The other variables that weigh heavily on this analysis are the market's assessment of the other two presidential candidates. It gets nothing but more gloom from the Democrat. As David Goldman reports: "Governor Clinton's proposal to raise taxes in the middle of economic stagnation would impose a fourth bracket at 38.5% for taxpayers with adjusted gross income above $200,000, a millionaire's surtax, and a higher alternative minimum tax (AMT), according to his economic advisors, and burden foreign companies with prohibitive tax constraints [as Paul Craig Roberts explains in detail in today's Wall Street Journal]. This is an out-of-the-can, Keynesian patent formula, which presumes that the rich who got richer during the 1980s should give up their yachts so that the government can spend money for "productive" urban infrastructure. Because Clinton's political handlers know the voters suspect tax-and-spend economics, the Arkansas governor targets his tax increase at the fairly small number of voters with adjusted gross income above $200,000, and offers to spend the resulting pittance of revenue on the cities. Most of his spending proposals, the plan states, would have to be financed through economic growth. His advisors also insist dogmatically that marginal tax rates have no effect on individual behavior. If enacted, Clinton's plan would inflict damage on the economy out of proportion to its size. The alternative minimum tax clobbers entrepreneurs, who often find themselves unable to write off losing investments. A large number of the same entrepreneurs who would suffer from a higher AMT would also run into Clinton's fourth tax bracket."

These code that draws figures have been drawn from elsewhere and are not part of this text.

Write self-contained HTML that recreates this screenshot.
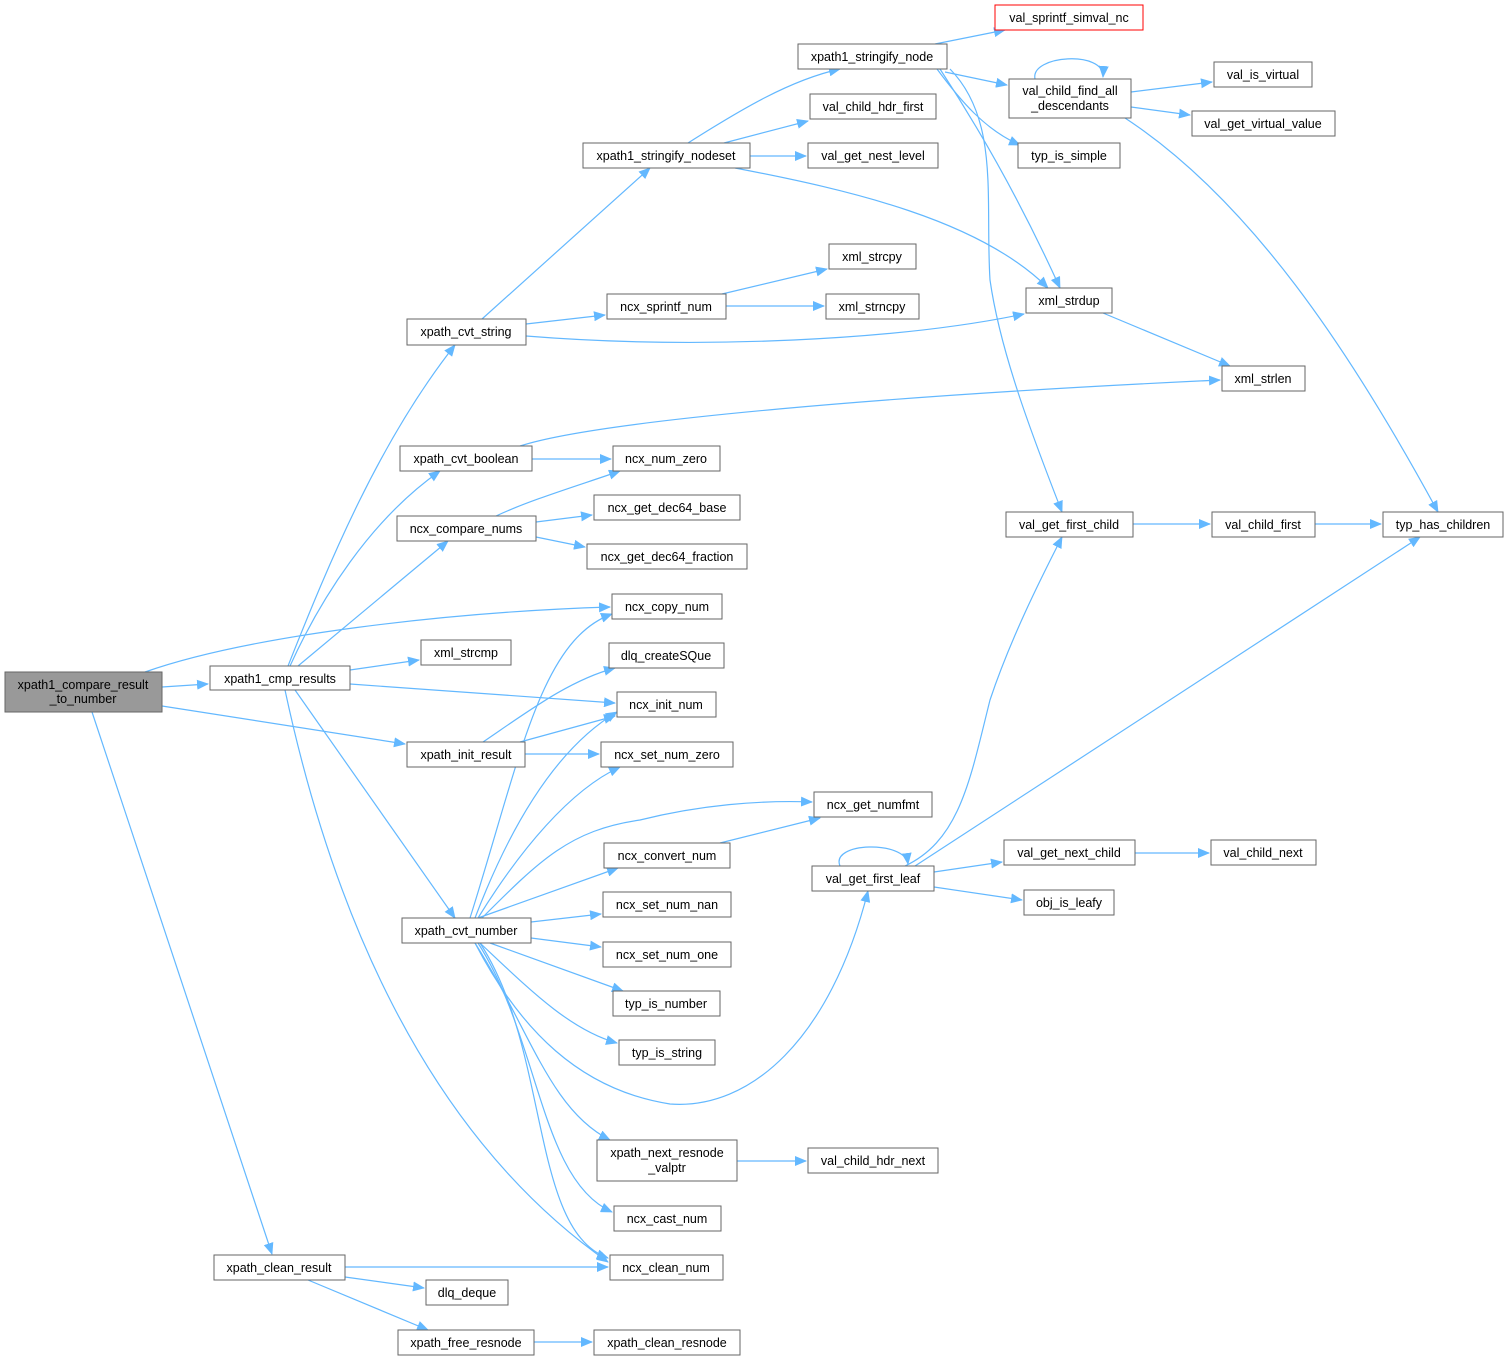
<!DOCTYPE html>
<html><head><meta charset="utf-8"><style>
html,body{margin:0;padding:0;background:#fff;}
svg{display:block;}
text{font-family:"Liberation Sans",Arial,sans-serif;font-size:12.5px;fill:#000;}
.n{fill:#fff;stroke:#666;stroke-width:1;}
.e{fill:none;stroke:#63b8ff;stroke-width:1.2;marker-end:url(#a);}
</style></head><body>
<svg width="1509" height="1361" viewBox="0 0 1509 1361" xmlns="http://www.w3.org/2000/svg">
<defs><marker id="a" markerWidth="12" markerHeight="10" refX="11" refY="5" orient="auto" markerUnits="userSpaceOnUse"><path d="M0,0 L12,5 L0,10 z" fill="#63b8ff"/></marker></defs>
<g>
<path class="e" d="M145,672 C250,635 450,612 610,607"/>
<path class="e" d="M162,687 L208,684"/>
<path class="e" d="M162,706 L405,744"/>
<path class="e" d="M92,712 L272,1254"/>
<path class="e" d="M288,666 C330,560 380,440 455,345"/>
<path class="e" d="M290,666 C320,600 370,520 440,471"/>
<path class="e" d="M298,666 L448,541"/>
<path class="e" d="M350,670 L419,660"/>
<path class="e" d="M350,684 L615,703"/>
<path class="e" d="M295,690 L455,918"/>
<path class="e" d="M285,690 C330,900 420,1130 608,1262"/>
<path class="e" d="M482,319 L650,168"/>
<path class="e" d="M526,324 L605,315"/>
<path class="e" d="M526,336 C700,350 900,340 1024,314"/>
<path class="e" d="M688,143 C740,110 790,80 840,69"/>
<path class="e" d="M724,143 L808,121"/>
<path class="e" d="M750,156 L806,156"/>
<path class="e" d="M735,168 C850,190 980,220 1048,288"/>
<path class="e" d="M935,44 L1005,30"/>
<path class="e" d="M945,72 L1007,85"/>
<path class="e" d="M937,69 C960,100 985,130 1020,145"/>
<path class="e" d="M940,69 C980,130 1020,200 1060,288"/>
<path class="e" d="M950,69 C1000,120 985,200 990,280 C1000,350 1030,430 1062,512"/>
<path class="e" d="M1035,79 C1030,55 1105,50 1103,77"/>
<path class="e" d="M1131,92 L1212,82"/>
<path class="e" d="M1131,107 L1190,115"/>
<path class="e" d="M1125,118 C1250,200 1350,350 1438,512"/>
<path class="e" d="M722,294 L827,269"/>
<path class="e" d="M726,306 L824,306"/>
<path class="e" d="M1103,313 L1230,366"/>
<path class="e" d="M520,446 C600,420 900,395 1220,380"/>
<path class="e" d="M532,459 L611,459"/>
<path class="e" d="M496,516 C530,500 580,485 620,471"/>
<path class="e" d="M536,522 L592,515"/>
<path class="e" d="M536,537 L585,547"/>
<path class="e" d="M1133,524 L1210,524"/>
<path class="e" d="M1315,524 L1381,524"/>
<path class="e" d="M483,742 C530,710 570,680 615,668"/>
<path class="e" d="M520,742 L615,716"/>
<path class="e" d="M525,754 L599,754"/>
<path class="e" d="M470,918 C520,760 540,640 612,614"/>
<path class="e" d="M475,918 C520,800 570,740 617,712"/>
<path class="e" d="M478,918 C520,850 570,790 620,767"/>
<path class="e" d="M482,918 C540,860 570,830 640,820 C700,805 760,800 812,802"/>
<path class="e" d="M478,918 L618,868"/>
<path class="e" d="M531,922 L601,914"/>
<path class="e" d="M531,938 L601,947"/>
<path class="e" d="M490,943 L623,991"/>
<path class="e" d="M480,943 C530,990 570,1030 617,1043"/>
<path class="e" d="M475,943 C520,1030 580,1090 670,1104 C750,1110 830,1040 868,891"/>
<path class="e" d="M475,943 C530,1030 550,1110 610,1140"/>
<path class="e" d="M478,943 C540,1040 540,1180 612,1212"/>
<path class="e" d="M480,943 C550,1050 530,1230 608,1258"/>
<path class="e" d="M840,866 C830,842 905,840 908,864"/>
<path class="e" d="M905,866 C960,840 970,780 990,700 C1010,640 1040,580 1062,537"/>
<path class="e" d="M915,866 L1420,537"/>
<path class="e" d="M934,872 L1002,862"/>
<path class="e" d="M934,887 L1022,900"/>
<path class="e" d="M720,843 L820,818"/>
<path class="e" d="M1135,853 L1209,853"/>
<path class="e" d="M737,1161 L806,1161"/>
<path class="e" d="M345,1267 L608,1267"/>
<path class="e" d="M345,1277 L424,1288"/>
<path class="e" d="M308,1280 L428,1330"/>
<path class="e" d="M534,1342 L592,1342"/>
</g>
<g text-anchor="middle">
<rect x="5" y="672" width="157" height="40" fill="#999" stroke="#666"/><text x="83" y="689">xpath1_compare_result</text><text x="83" y="703">_to_number</text>
<rect class="n" x="210" y="666" width="140" height="24"/><text x="280" y="683">xpath1_cmp_results</text>
<rect class="n" x="407" y="319" width="119" height="26"/><text x="466" y="336">xpath_cvt_string</text>
<rect class="n" x="583" y="143" width="167" height="25"/><text x="666" y="160">xpath1_stringify_nodeset</text>
<rect class="n" x="798" y="44" width="149" height="25"/><text x="872" y="61">xpath1_stringify_node</text>
<rect x="995" y="5" width="148" height="25" fill="#fff" stroke="#f00"/><text x="1069" y="22">val_sprintf_simval_nc</text>
<rect class="n" x="1009" y="79" width="122" height="39"/><text x="1070" y="95">val_child_find_all</text><text x="1070" y="110">_descendants</text>
<rect class="n" x="1214" y="62" width="98" height="25"/><text x="1263" y="79">val_is_virtual</text>
<rect class="n" x="1192" y="111" width="143" height="25"/><text x="1263" y="128">val_get_virtual_value</text>
<rect class="n" x="810" y="94" width="126" height="25"/><text x="873" y="111">val_child_hdr_first</text>
<rect class="n" x="808" y="143" width="130" height="25"/><text x="873" y="160">val_get_nest_level</text>
<rect class="n" x="1018" y="143" width="102" height="25"/><text x="1069" y="160">typ_is_simple</text>
<rect class="n" x="829" y="244" width="87" height="25"/><text x="872" y="261">xml_strcpy</text>
<rect class="n" x="607" y="294" width="119" height="25"/><text x="666" y="311">ncx_sprintf_num</text>
<rect class="n" x="826" y="294" width="93" height="25"/><text x="872" y="311">xml_strncpy</text>
<rect class="n" x="1026" y="288" width="86" height="25"/><text x="1069" y="305">xml_strdup</text>
<rect class="n" x="1222" y="366" width="83" height="25"/><text x="1263" y="383">xml_strlen</text>
<rect class="n" x="400" y="446" width="132" height="25"/><text x="466" y="463">xpath_cvt_boolean</text>
<rect class="n" x="613" y="446" width="107" height="25"/><text x="666" y="463">ncx_num_zero</text>
<rect class="n" x="397" y="516" width="139" height="25"/><text x="466" y="533">ncx_compare_nums</text>
<rect class="n" x="594" y="495" width="146" height="25"/><text x="667" y="512">ncx_get_dec64_base</text>
<rect class="n" x="587" y="544" width="160" height="25"/><text x="667" y="561">ncx_get_dec64_fraction</text>
<rect class="n" x="1006" y="512" width="127" height="25"/><text x="1069" y="529">val_get_first_child</text>
<rect class="n" x="1212" y="512" width="103" height="25"/><text x="1263" y="529">val_child_first</text>
<rect class="n" x="1383" y="512" width="120" height="25"/><text x="1443" y="529">typ_has_children</text>
<rect class="n" x="612" y="594" width="110" height="25"/><text x="667" y="611">ncx_copy_num</text>
<rect class="n" x="421" y="640" width="90" height="25"/><text x="466" y="657">xml_strcmp</text>
<rect class="n" x="609" y="643" width="115" height="25"/><text x="666" y="660">dlq_createSQue</text>
<rect class="n" x="617" y="692" width="99" height="25"/><text x="666" y="709">ncx_init_num</text>
<rect class="n" x="407" y="742" width="118" height="25"/><text x="466" y="759">xpath_init_result</text>
<rect class="n" x="601" y="742" width="132" height="25"/><text x="667" y="759">ncx_set_num_zero</text>
<rect class="n" x="814" y="792" width="118" height="25"/><text x="873" y="809">ncx_get_numfmt</text>
<rect class="n" x="604" y="843" width="126" height="25"/><text x="667" y="860">ncx_convert_num</text>
<rect class="n" x="812" y="866" width="122" height="25"/><text x="873" y="883">val_get_first_leaf</text>
<rect class="n" x="1004" y="840" width="131" height="25"/><text x="1069" y="857">val_get_next_child</text>
<rect class="n" x="1211" y="840" width="105" height="25"/><text x="1263" y="857">val_child_next</text>
<rect class="n" x="1024" y="890" width="90" height="25"/><text x="1069" y="907">obj_is_leafy</text>
<rect class="n" x="402" y="918" width="129" height="25"/><text x="466" y="935">xpath_cvt_number</text>
<rect class="n" x="603" y="892" width="128" height="25"/><text x="667" y="909">ncx_set_num_nan</text>
<rect class="n" x="603" y="942" width="128" height="25"/><text x="667" y="959">ncx_set_num_one</text>
<rect class="n" x="613" y="991" width="107" height="25"/><text x="666" y="1008">typ_is_number</text>
<rect class="n" x="619" y="1040" width="96" height="25"/><text x="667" y="1057">typ_is_string</text>
<rect class="n" x="597" y="1140" width="140" height="41"/><text x="667" y="1157">xpath_next_resnode</text><text x="667" y="1172">_valptr</text>
<rect class="n" x="808" y="1148" width="130" height="25"/><text x="873" y="1165">val_child_hdr_next</text>
<rect class="n" x="614" y="1206" width="107" height="25"/><text x="667" y="1223">ncx_cast_num</text>
<rect class="n" x="610" y="1255" width="113" height="25"/><text x="666" y="1272">ncx_clean_num</text>
<rect class="n" x="214" y="1255" width="131" height="25"/><text x="279" y="1272">xpath_clean_result</text>
<rect class="n" x="426" y="1280" width="82" height="25"/><text x="467" y="1297">dlq_deque</text>
<rect class="n" x="398" y="1330" width="136" height="25"/><text x="466" y="1347">xpath_free_resnode</text>
<rect class="n" x="594" y="1330" width="146" height="25"/><text x="667" y="1347">xpath_clean_resnode</text>
</g>
</svg>
</body></html>
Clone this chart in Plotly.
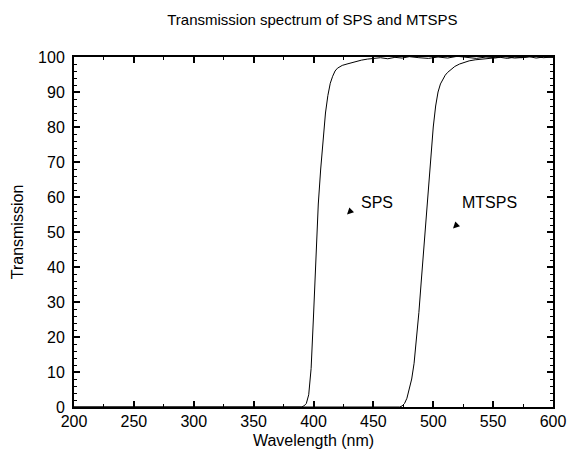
import plotly.graph_objects as go

# --- data ---
sps_wl = [200, 390, 392, 394, 396, 397, 398, 400, 402, 404, 406, 408, 410, 412, 414, 416,
          418, 420, 424, 428, 432, 436, 440, 445, 450, 456, 462, 468, 474, 480, 488, 496,
          504, 512, 520, 528, 536, 544, 552, 560, 568, 576, 584, 592, 600]
sps_t = [0, 0, 0.3, 1, 3.5, 7, 11, 26, 45, 58, 68, 77, 84, 89, 92.5, 94.5,
         96, 96.8, 97.6, 98, 98.4, 98.8, 99.1, 99.4, 99.6, 99.8, 99.5, 99.9, 99.7, 100.1, 99.8, 99.6,
         100, 99.7, 100.2, 99.9, 99.6, 100, 99.8, 100.1, 99.7, 99.9, 100.2, 99.8, 100]

mtsps_wl = [200, 472, 474, 476, 478, 480, 482, 484, 486, 488, 490, 492, 494, 496, 498, 500,
            502, 504, 506, 508, 510, 512, 515, 518, 522, 526, 530, 535, 540, 545, 550, 556,
            562, 568, 574, 580, 586, 592, 600]
mtsps_t = [0, 0, 0.3, 1, 2.5, 5, 8, 12.5, 19, 27, 36, 45, 54, 63, 72, 80,
           86, 90, 92.3, 93.8, 94.8, 95.6, 96.5, 97.3, 98, 98.5, 98.9, 99.2, 99.4, 99.5, 99.7, 99.9,
           99.6, 100, 99.8, 100.1, 99.7, 100, 99.9]

labels = ["SPS", "MTSPS"]
label_x = [453, 547]
label_y = [58.5, 58.5]
arrow_x = [428, 516.5]
arrow_y = [55, 51]

FONT = "Liberation Sans, Arial, sans-serif"

fig = go.Figure()
fig.add_trace(go.Scatter(x=sps_wl, y=sps_t, mode="lines",
                         line=dict(color="black", width=1), showlegend=False))
fig.add_trace(go.Scatter(x=mtsps_wl, y=mtsps_t, mode="lines",
                         line=dict(color="black", width=1), showlegend=False))

for name, tx, ty, axx, ayy in zip(labels, label_x, label_y, arrow_x, arrow_y):
    fig.add_annotation(x=tx, y=ty, text=name, showarrow=False,
                       font=dict(family=FONT, size=16, color="black"))
    fig.add_annotation(x=axx, y=ayy, text="", showarrow=True, arrowhead=2,
                       arrowsize=1.1, arrowwidth=1.2, arrowcolor="black", ax=3, ay=-3)

axis_common = dict(
    showline=True, linecolor="black", linewidth=2, mirror="allticks",
    ticks="inside", ticklen=6, tickwidth=1.5, tickcolor="black",
    showgrid=False, zeroline=False, automargin=False,
    tickfont=dict(family=FONT, size=16, color="black"),
)

fig.update_xaxes(range=[200, 600], dtick=50, tick0=200, ticklabelstandoff=-1,
                 minor=dict(dtick=25, ticklen=3, tickwidth=1.2, tickcolor="black", ticks="inside"),
                 title=dict(text="Wavelength (nm)", font=dict(family=FONT, size=16, color="black"),
                            standoff=6),
                 **axis_common)
fig.update_yaxes(range=[0, 100], dtick=10, tick0=0, ticklabelstandoff=4,
                 minor=dict(dtick=2, ticklen=3, tickwidth=1.2, tickcolor="black", ticks="inside"),
                 title=dict(text="Transmission", font=dict(family=FONT, size=16, color="black"),
                            standoff=10),
                 **axis_common)

fig.update_layout(
    width=568, height=461,
    margin=dict(l=74, r=15, t=57, b=54),
    paper_bgcolor="white", plot_bgcolor="white",
    title=dict(text="Transmission spectrum of SPS and MTSPS", x=0.55, xanchor="center",
               y=0.957, yanchor="middle",
               font=dict(family=FONT, size=15, color="black")),
)

fig.write_html("out.html", config={"displayModeBar": False},
               post_script="document.body.style.margin='0';document.body.style.overflow='hidden';")
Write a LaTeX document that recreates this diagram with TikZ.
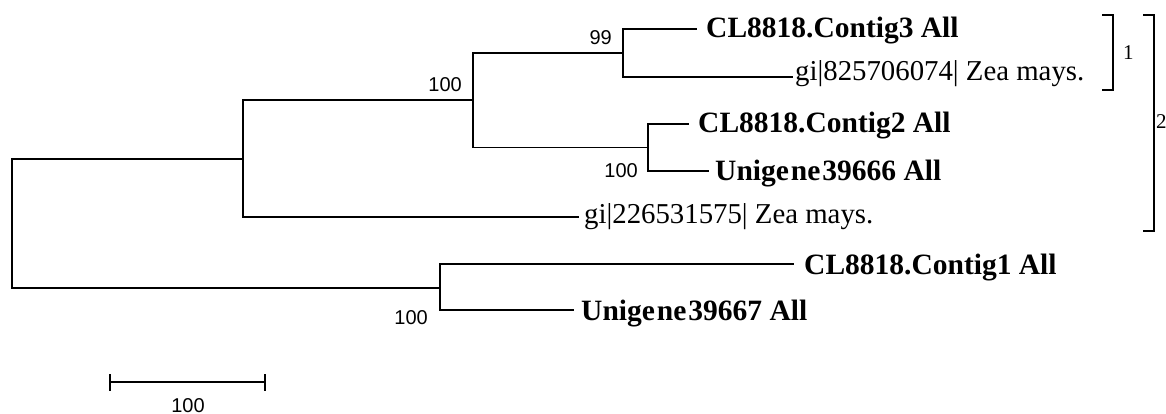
\documentclass[tikz,border=0pt]{standalone}
\usepackage{fontspec}
\setmainfont{Liberation Serif}
\newfontfamily\arialf{Liberation Sans}
\tikzset{
  br/.style={line width=1.5pt, line cap=rect},
  boldleaf/.style={anchor=base west, inner sep=0pt, font=\fontsize{29.5}{32}\selectfont\bfseries},
  plainleaf/.style={anchor=base west, inner sep=0pt, font=\fontsize{28.8}{31}\selectfont},
  boot/.style={anchor=base east, inner sep=0pt, font=\arialf\fontsize{20}{22}\selectfont},
  bracketlbl/.style={anchor=west, inner sep=0pt, font=\fontsize{21}{23}\selectfont},
}
\begin{document}
\begin{tikzpicture}[x=1pt,y=-1pt]
\useasboundingbox (0,0) rectangle (1166,414);
% internal nodes
\coordinate (R) at (12,223.5);
\coordinate (A) at (243,159);
\coordinate (B) at (473,100);
\coordinate (N99) at (623,53);
\coordinate (C) at (648,147.5);
\coordinate (D) at (440,288);
% leaf tips
\coordinate (t1) at (696,29);
\coordinate (t2) at (792,77);
\coordinate (t3) at (688,124);
\coordinate (t4) at (708,171);
\coordinate (t5) at (578,217);
\coordinate (t6) at (793,264);
\coordinate (t7) at (573,310);
% branches
\draw[br] (R) |- (A);
\draw[br] (R) |- (D);
\draw[br] (A) |- (B);
\draw[br] (A) |- (t5);
\draw[br] (B) |- (N99);
\draw[br] (B) |- (C);
\draw[br] (N99) |- (t1);
\draw[br] (N99) |- (t2);
\draw[br] (C) |- (t3);
\draw[br] (C) |- (t4);
\draw[br] (D) |- (t6);
\draw[br] (D) |- (t7);
% leaf labels
\node[boldleaf] (l1) at (706,38) {CL8818.Contig3 All};
\node[plainleaf] (l2) at (795,81) {gi|825706074| Zea mays.};
\node[boldleaf] (l3) at (698,133) {CL8818.Contig2 All};
\node[boldleaf] (l4) at (715,180) {Unige\kern2pt ne\kern2pt 39666 All};
\node[plainleaf] (l5) at (584,223) {gi|226531575| Zea mays.};
\node[boldleaf] (l6) at (804,274) {CL8818.Contig1 All};
\node[boldleaf] (l7) at (581,320) {Unige\kern2pt ne\kern2pt 39667 All};
% bootstrap values
\node[boot] (b99) at (612,45) {99};
\node[boot] (bB) at (462,92) {100};
\node[boot] (bC) at (638,178) {100};
\node[boot] (bD) at (428,324) {100};
% scale bar
\coordinate (s1) at (110,382);
\coordinate (s2) at (265,382);
\draw[line width=1.5pt] (s1) -- (s2);
\draw[line width=1.5pt] ([yshift=-8.5pt]s1) -- ([yshift=8.5pt]s1);
\draw[line width=1.5pt] ([yshift=-8.5pt]s2) -- ([yshift=8.5pt]s2);
\node[anchor=base, inner sep=0pt, font=\arialf\fontsize{20}{22}\selectfont] (sl) at (188,412) {100};
% clade brackets
\coordinate (k1a) at (1102,15);
\coordinate (k1b) at (1102,90);
\draw[br, line cap=butt] (k1a) -- ++(11,0) |- (k1b);
\node[bracketlbl] (k1) at (1123,53) {1};
\coordinate (k2a) at (1143,15);
\coordinate (k2b) at (1143,231);
\draw[br, line cap=butt] (k2a) -- ++(11,0) |- (k2b);
\node[bracketlbl] (k2) at (1156,122) {2};
\end{tikzpicture}
\end{document}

As I have previously forecast, Ross Perot will be elected in November and sometime in the next four years the DJIA will hit 6500. The question here is: How soon will it seem so clear that Perot will win and follow dynamic growth policies that the markets will begin reflecting this positive information? It will be a while. First, Perot will have to withstand the hurricane of abuse he is getting from the Establishment. Every agency of the Government that ever had anything to do with Perot is now feeding raw data to the Establishment media. This morning's Times carries a report from Robert Pear on every nickel-and-dime complaint that any businessman who does work for the government accepts as part of the price. If Cap Weinberger can be indicted by our corrupt political Establishment because he refused to lie about President Reagan, we must assume that anything goes with Perot as well. He'll survive these Satanic blasts, I'm confident, and by the end of August we will see more of the outlines of his direction, particularly a running mate, but also some policy principles.
We have at least a few months to weather. Jack Kemp's enterprise zone legislation has now been stripped of its capital gains provision, the only provision that matters. There's not a peep from the President so far. There are a few dollars for summer jobs in the inner cities, meager funds that will arrive with the first snowflakes. As the temperatures rise, we'll sit back and watch the Democrats in New York City and the GOP in Houston. Not a pretty picture, I grant you.